Sunday, January 13, 2019

The Need To Read

Stuart Kells loves books.  Not just their content--the books themselves.  He's been collecting them for years, and also writing about them.  Thus his latest, The Library: A Catalogue Of Wonders.

He discusses the story of libraries, from ancient to modern. For example, there's the famous, and long-lost, library at Alexandria.  There's the Vatican Library.  There's the Morgan Library.  And the Folger Shakespeare Library.  But Kells' book isn't a history.  Instead we've got a series of stories, often anecdotes, about what libraries have been and are today, not to mention all the odd bibliophiles we meet along the way.

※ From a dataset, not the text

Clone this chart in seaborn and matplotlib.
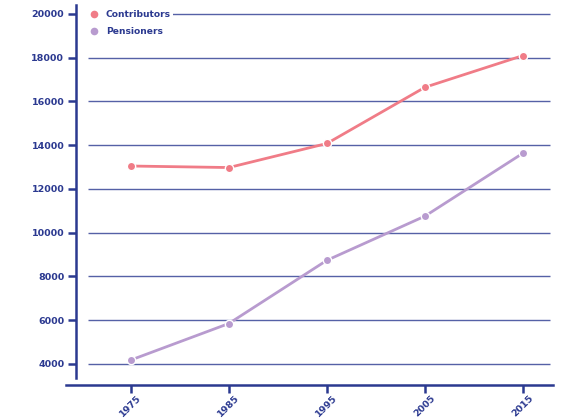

It made me think about the very concept of the library.  We all grew up with libraries, but it's not as if they're part of nature.

Someone, or some people, had to first decide it was worth collecting books (or scrolls, or vellum, or papyrus, or whatever medium was being used).  They had to decide to put them in a building.  And how do you organize them?  Do you stack them, or put them in drawers, or on shelves?  How do you catalogue them?  How do you take care of them?  Where do you get the books?  Which do you decide to include?  How do you pay for them?  And who do you let look at them? (When we think of libraries, we think of lending libraries, but this is a modern concept.)

Then there's the big question today: what is the future of libraries?  Already, they're far more than a collection of books.  But if they're not a collection of books to begin with, are they even libraries? (The root of "library" is book, of course.) Physical books themselves are becoming outdated.  Books on paper, the library's mainstay, may disappear in the near future.  And reading material is becoming more and more dispersed, readily available anywhere--no need to go to a special building.  Perhaps this generation will be known as the last one to regularly go to the library, or need one.

2 Comments:

Anonymous Anonymous said...

Watchu mean by "this generation," kemosabe?

The public schools have already solved the problem of the current generation going to libraries.

Or to school, for that matter.

2:51 AM, January 14, 2019  
Anonymous Lawrence King said...

Medieval monasteries had libraries, but as you point out, they weren't lending libraries. You could look at a book, but it stayed there.

Want your own copy of the book? No problem. Bring your own parchment or paper, ink, and a pen. Write out a copy of the book. When you're done, the original stays in the library, and you keep the copy you made.

Which, ironically, is sort of like how it works with kids today, except their copying mechanisms are much faster.